# John Deere 445..... Traction Action ! !



## Winterized (Mar 3, 2007)

Posting here as I see no Tractor specific section....

I have a JD 445 AWS, and it is a valued work-horse for Lawn clean-ups and snow removal. However traction in snow has always been it's Achilles heel.

Did try chains.... but chaws up the concrete too much for too little added traction. Does not win you favor with clients either.

Just put these guys on and am very very happy.... MUCH BETTER TRACTION THAN I HAD HOPED FOR... No clearance problems at all.. have not tried with mower deck, as they are for Winter only anyway.

This company has GREAT service and prices. Very helpful when ordering!

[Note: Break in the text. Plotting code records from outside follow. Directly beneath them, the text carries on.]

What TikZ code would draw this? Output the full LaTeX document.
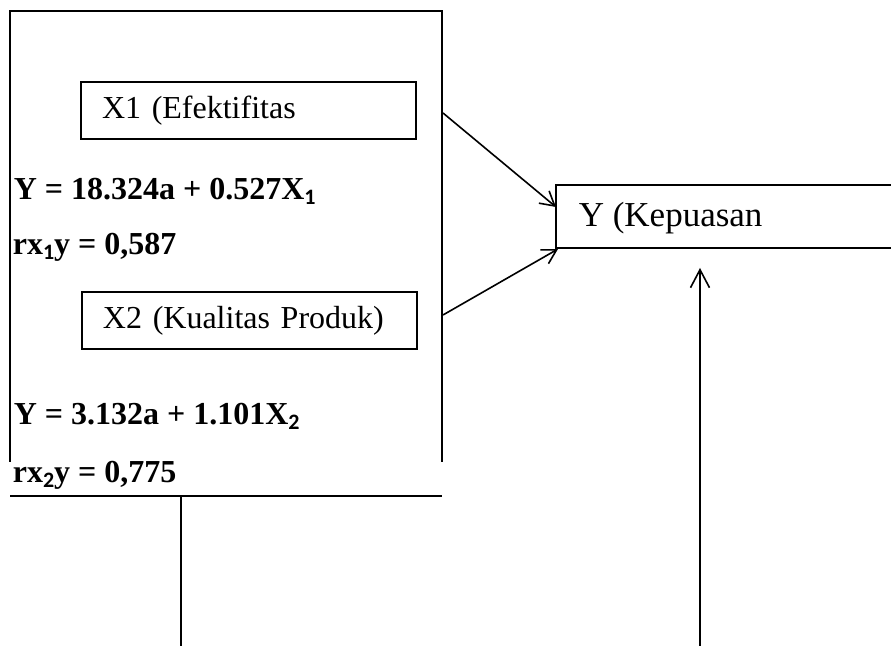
\documentclass[tikz,border=0pt]{standalone}
\usepackage{fontspec}
\setmainfont{Liberation Serif}
\newfontfamily\subfont{Carlito}
\usetikzlibrary{arrows.meta}
\newcommand{\sbs}[1]{\raisebox{-2.2pt}{\subfont\bfseries\fontsize{11}{11}\selectfont #1}}
\begin{document}
\begin{tikzpicture}[x=0.5pt,y=-0.5pt,line width=0.8pt,
  txt/.style={anchor=base west,inner sep=0pt,font=\fontsize{16}{19}\selectfont},
  eq/.style={txt,font=\fontsize{16}{19}\selectfont\bfseries},
  varbox/.style={draw,text width=146.5pt,inner xsep=10.5pt,inner ysep=0pt,align=left,minimum height=28.5pt,font=\fontsize{16}{19}\selectfont},
  arr/.style={-{Straight Barb[length=7pt,width=8pt]}},
  varr/.style={-{Straight Barb[length=9pt,width=9.5pt]}}]
\useasboundingbox (0,0) rectangle (891,646);
% outer frame
\coordinate (fl) at (10,462);
\coordinate (ftl) at (10,11);
\coordinate (ftr) at (442,11);
\coordinate (fr) at (442,462);
\coordinate (bl) at (10,496);
\coordinate (br) at (442,496);
\draw (fl) -- (ftl) -- (ftr) -- (fr);
\draw (bl) -- (br);
% inner boxes
\node[varbox] (x1) at (248.5,110.5) {X1 (Efektifitas};
\node[varbox] (x2) at (249.5,320.5) {X2 (Kualitas Produk)};
% equations
\node[eq] (e1) at (13,200) {Y = 18.324a + 0.527X\sbs{1}};
\node[eq] (e2) at (12,255) {rx\sbs{1}y = 0,587};
\node[eq] (e3) at (13,425) {Y = 3.132a + 1.101X\sbs{2}};
\node[eq] (e4) at (12,483) {rx\sbs{2}y = 0,775};
% Y box
\coordinate (ytr) at (891,185);
\coordinate (ytl) at (556,185);
\coordinate (ybl) at (556,248);
\coordinate (ybr) at (891,248);
\draw (ytr) -- (ytl) -- (ybl) -- (ybr);
\node[txt,font=\fontsize{17.5}{20}\selectfont] (y) at (578,227) {Y (Kepuasan};
% arrows
\coordinate (a1s) at (443,113);
\coordinate (a1e) at (556,207);
\coordinate (a2s) at (443,315);
\coordinate (a2e) at (558,249);
\draw[arr] (a1s) -- (a1e);
\draw[arr] (a2s) -- (a2e);
\coordinate (v1t) at (181,496);
\coordinate (v1b) at (181,646);
\draw (v1t) -- (v1b);
\coordinate (v2b) at (700,646);
\coordinate (v2t) at (700,268);
\draw[varr] (v2b) -- (v2t);
\end{tikzpicture}
\end{document}
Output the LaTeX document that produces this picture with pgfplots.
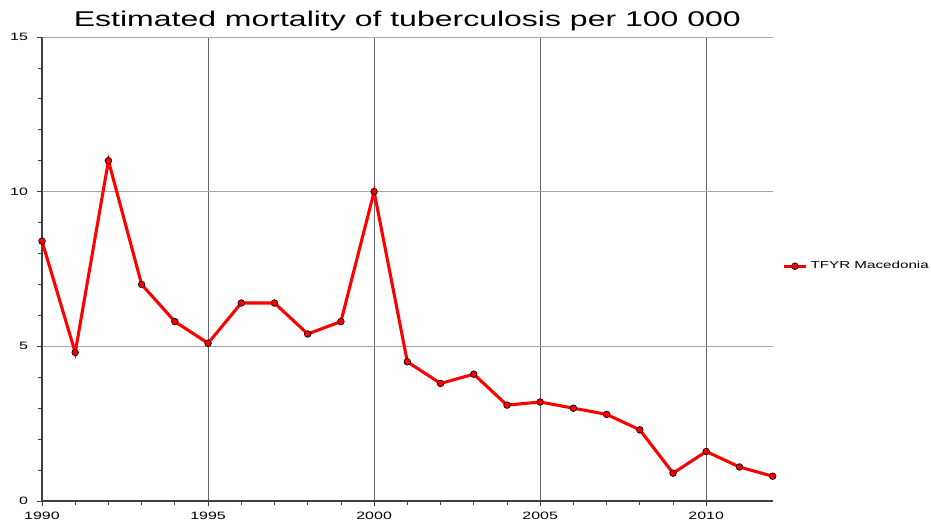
\documentclass[border=0pt]{standalone}
\usepackage{fontspec}
\setmainfont{Liberation Sans}[FakeStretch=1.5]
\usepackage{pgfplots}
\pgfplotsset{compat=1.18}
\begin{document}
\begin{tikzpicture}
\begin{axis}[
    scale only axis,
    width=548pt, height=348pt,
    xmin=1990, xmax=2012,
    ymin=0, ymax=15,
    xtick={1990,1995,2000,2005,2010},
    ytick={0,5,10,15},
    minor x tick num=4,
    minor y tick num=4,
    /pgf/number format/1000 sep={},
    /pgf/number format/assume math mode=true,
    axis lines*=left,
    x axis line style={-, black!75, line width=0.8pt},
    y axis line style={-, black!75, line width=1.6pt},
    tick align=outside,
    major tick length=4pt,
    minor tick length=3pt,
    tick style={black!75, line width=0.6pt},
    xmajorgrids, ymajorgrids,
    major x grid style={black!60, line width=0.5pt},
    major y grid style={black!35, line width=0.7pt},
    ticklabel style={font=\fontsize{8}{10}\selectfont},
    xticklabel style={yshift=-0.5pt},
    yticklabel style={xshift=-3pt},
    title={Estimated mortality of tuberculosis per 100 000},
    every axis title shift=0pt,
    title style={font=\fontsize{16}{18}\selectfont, at={(0.5,1)}, anchor=base, yshift=7.7pt},
    legend style={at={(1.007,0.506)}, anchor=west, draw=none, fill=none,
        font=\fontsize{7.6}{9}\selectfont},
    legend cell align=left,
]
\addplot[red, line width=2.3pt, mark=*, mark size=2.5pt,
    mark options={fill=red, draw=black, line width=0.5pt}]
table {
x    y
1990 8.4
1991 4.8
1992 11.0
1993 7.0
1994 5.8
1995 5.1
1996 6.4
1997 6.4
1998 5.4
1999 5.8
2000 10.0
2001 4.5
2002 3.8
2003 4.1
2004 3.1
2005 3.2
2006 3.0
2007 2.8
2008 2.3
2009 0.9
2010 1.6
2011 1.1
2012 0.8
};
\addlegendentry{TFYR Macedonia}
\end{axis}
\pgfresetboundingbox
\path (-31.5pt,-19.5pt) rectangle (666.75pt,375.75pt);
\end{tikzpicture}
\end{document}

http://www.motosport.com/atv/product/ARTRAX-CTX-FRONT-ATV-TIRE-25x812/?id=112854&sMMY=


----------



## IPLOWSNO (Oct 11, 2008)

they look like they will do well in snow


----------



## Winterized (Mar 3, 2007)

I did check with the local JD Dealer for tires as come on the the newer 4WD units. Not what I wanted, but checked into them anyway as this tire size was VERY hard to find.

They were at $152.00 each !!!!!! plus our 5.5% sales tax. I'm sure they are a good compromise for turf and snow, but holy-moly Rocky not for that much $.


----------



## IPLOWSNO (Oct 11, 2008)

thats what i paid for mine about 150 each , man has the price gone up over a couple years huh


----------



## JohnnyU (Nov 21, 2002)

Did you try loading the tires or adding wheel weights? That's what I did for my ag-style rear tires on my 317. I have more traction than I know what to do with, plus another 4 suitcase weights hung off the rear.


----------



## Winterized (Mar 3, 2007)

I do have four suitcase weights.... never the wheel weights... and did try the chains for a short bit. Not satisfactory. It's a lot of weight with the two-stage blower hanging in front.

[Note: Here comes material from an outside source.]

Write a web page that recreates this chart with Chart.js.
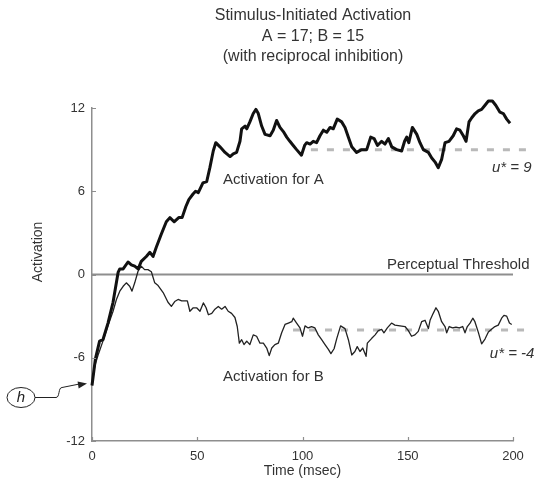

The Ag or Bar style tires may have worked fine for me too. I just decided on this route and seems to be working out well for me. Mostly was concerned about the clearance, and wanted to share this with others that may be considering similar.


----------



## natedawg77 (Dec 31, 2011)

Those tires are bad boys!!! I am waiting for some flippin' snow to have some fun. Hoping wheel weights will be enuff just to do the driveway and sidewalk. Wife would prolly kill me if I bought those tires just to goof around.


----------



## JustJeff (Sep 9, 2009)

They also make rubber tire chains that won't tear up driveways. Never used them, but heard they work just as well as regular chains without the negative side. They are more expensive than regular chains though.


----------



## Winterized (Mar 3, 2007)

Harleyjeff;1407239 said:


> They also make rubber tire chains that won't tear up driveways. Never used them, but heard they work just as well as regular chains without the negative side. They are more expensive than regular chains though.

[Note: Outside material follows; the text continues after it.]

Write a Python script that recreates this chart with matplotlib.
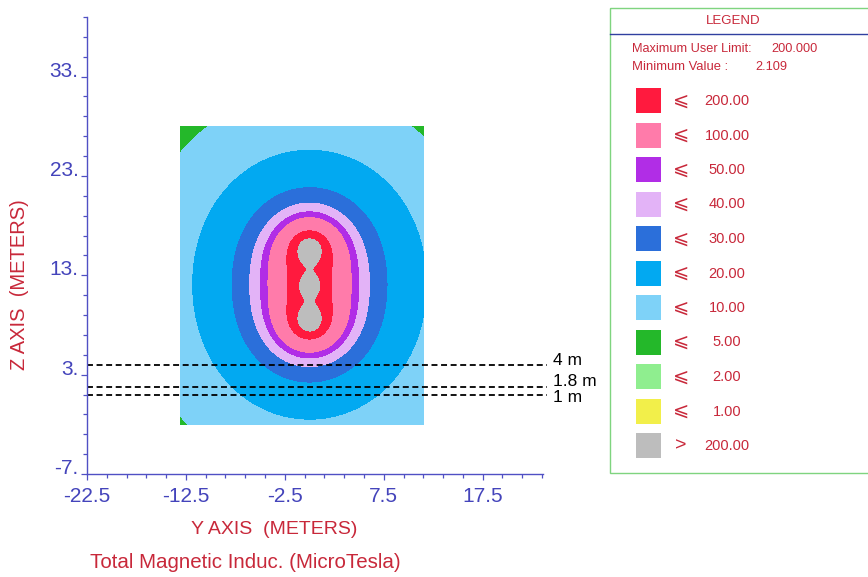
import matplotlib
matplotlib.use("Agg")
import matplotlib.pyplot as plt
import numpy as np
from matplotlib.patches import Rectangle

plt.rcParams["font.family"] = ["Liberation Sans", "DejaVu Sans"]

# Conductors of the vertical 3-phase line (position in m, current in A, phase in deg)
cond_y = [0.0, 0.0, 0.0]
cond_z = [15.65, 11.95, 8.4]
cond_amp = [1185.0, 950.0, 1185.0]
cond_phase = [120.0, 0.0, -120.0]

# Calculation area
area_y = [-13.0, 11.5]
area_z = [-2.0, 28.0]

# Contour bands (MicroTesla) and their colours, low to high
levels = [0, 1, 2, 5, 10, 20, 30, 40, 50, 100, 200, 1e6]
band_colors = ["#F2EF4A", "#8FEE8F", "#24B82A", "#7ED2F8", "#02A9F1",
               "#2B6FDA", "#E3B3F7", "#B12DE6", "#FF7BAA", "#FF1A3E", "#BDBDBD"]

# Legend rows, top to bottom
legend_colors = ["#FF1A3E", "#FF7BAA", "#B12DE6", "#E3B3F7", "#2B6FDA", "#02A9F1",
                 "#7ED2F8", "#24B82A", "#8FEE8F", "#F2EF4A", "#BDBDBD"]
legend_signs = ["⩽"] * 10 + [">"]
legend_values = ["200.00", "100.00", "50.00", "40.00", "30.00", "20.00",
                 "10.00", "5.00", "2.00", "1.00", "200.00"]

# Measurement heights
line_heights = [4.0, 1.8, 1.0]
line_labels = ["4 m", "1.8 m", "1 m"]

x_major = [-22.5, -12.5, -2.5, 7.5, 17.5]
x_labels = ["-22.5", "-12.5", "-2.5", "7.5", "17.5"]
y_major = [-7, 3, 13, 23, 33]
y_labels = ["-7.", "3.", "13.", "23.", "33."]

axis_blue = "#5050C4"
tick_blue = "#4444BB"
text_red = "#C8283A"

# field of the line currents: B = 0.2 * I / r  (uT, A, m)
yy, zz = np.meshgrid(np.linspace(area_y[0], area_y[1], 600),
                     np.linspace(area_z[0], area_z[1], 700))
bx = np.zeros(yy.shape, dtype=complex)
bz = np.zeros(yy.shape, dtype=complex)
for y0, z0, amp, ph in zip(cond_y, cond_z, cond_amp, cond_phase):
    cur = amp * np.exp(1j * np.deg2rad(ph))
    dy = yy - y0
    dz = zz - z0
    r2 = dy ** 2 + dz ** 2 + 1e-6
    bx += -0.2 * cur * dz / r2
    bz += 0.2 * cur * dy / r2
field = np.sqrt(np.abs(bx) ** 2 + np.abs(bz) ** 2)
field = np.minimum(field, 1e5)

fig = plt.figure(figsize=(8.68, 5.77), dpi=100)
ax = fig.add_axes([87 / 868, 1 - 474 / 577, (543 - 87) / 868, (474 - 17) / 577])

ax.contourf(yy, zz, field, levels=levels, colors=band_colors, antialiased=False)

# dashed measurement lines, labels nudged apart like the original
label_nudge = [0.4, 0.5, -0.3]
for h, lab, dn in zip(line_heights, line_labels, label_nudge):
    ax.plot([-22.5, 24.0], [h, h], color="black", lw=1.3,
            ls=(0, (3.3, 2.0)), clip_on=False)
    ax.text(24.6, h + dn, lab, fontsize=12.5, va="center", ha="left", clip_on=False)

ax.set_xlim(-22.5, 23.6)
ax.set_ylim(-7, 39)
for side in ["top", "right"]:
    ax.spines[side].set_visible(False)
for side in ["left", "bottom"]:
    ax.spines[side].set_color(axis_blue)
    ax.spines[side].set_linewidth(1.0)

ax.set_xticks(x_major)
ax.set_xticklabels(x_labels)
ax.set_xticks(np.arange(-22.5, 23.6, 2.0), minor=True)
ax.set_yticks(y_major)
ax.set_yticklabels(y_labels)
ax.set_yticks(np.arange(-7, 39.1, 2.0), minor=True)
ax.tick_params(which="both", direction="out", color=axis_blue, width=0.9)
ax.tick_params(which="major", length=4.5, labelsize=15, labelcolor=tick_blue)
ax.tick_params(which="minor", length=3)
ax.tick_params(axis="x", which="major", pad=5)
ax.tick_params(axis="y", which="major", pad=1.5)
for t in ax.get_yticklabels():
    t.set_verticalalignment("baseline")

fig.text(274 / 868, 1 - 530 / 577, "Y AXIS  (METERS)", color=text_red,
         fontsize=14, ha="center", va="center")
fig.text(245 / 868, 1 - 563 / 577, "Total Magnetic Induc. (MicroTesla)",
         color=text_red, fontsize=14.8, ha="center", va="center")
fig.text(20 / 868, 1 - 285 / 577, "Z AXIS  (METERS)", color=text_red,
         fontsize=14.5, ha="center", va="center", rotation=90)

# legend panel drawn in pixel coordinates
lg = fig.add_axes([0, 0, 1, 1])
lg.set_xlim(0, 868)
lg.set_ylim(577, 0)
lg.axis("off")
lg.add_patch(Rectangle((610, 8), 270, 465, fill=False, edgecolor="#7FD47F", lw=1.0))
lg.plot([610, 868], [34, 34], color="#3040A0", lw=1.0)
lg.text(733, 21, "LEGEND", color=text_red, fontsize=9.5, ha="center", va="center")
lg.text(632, 49, "Maximum User Limit:", color=text_red, fontsize=9.2, va="center")
lg.text(771, 49, "200.000", color=text_red, fontsize=9.2, va="center")
lg.text(632, 67, "Minimum Value :", color=text_red, fontsize=9.4, va="center")
lg.text(755, 67, "2.109", color=text_red, fontsize=9.2, va="center")
for i, (c, s, v) in enumerate(zip(legend_colors, legend_signs, legend_values)):
    top = 88 + i * 34.5
    lg.add_patch(Rectangle((636, top), 25, 25, facecolor=c, edgecolor="none"))
    lg.text(681, top + 13, s, color=text_red, fontsize=14, ha="center", va="center")
    lg.text(727, top + 13, v, color=text_red, fontsize=10.5, ha="center", va="center")

fig.savefig("out.png", dpi=100)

http://www.rubbertirechains.com/feedback.html


----------



## Antlerart06 (Feb 28, 2011)

Winterized;1399697 said:


> Posting here as I see no Tractor specific section....
> 
> I have a JD 445 AWS, and it is a valued work-horse for Lawn clean-ups and snow removal. However traction in snow has always been it's Achilles heel.
> 
> ...


Im glad you posted this Was looking for a better snow tire for my sportsman Thanks Why like this site learn new thing


----------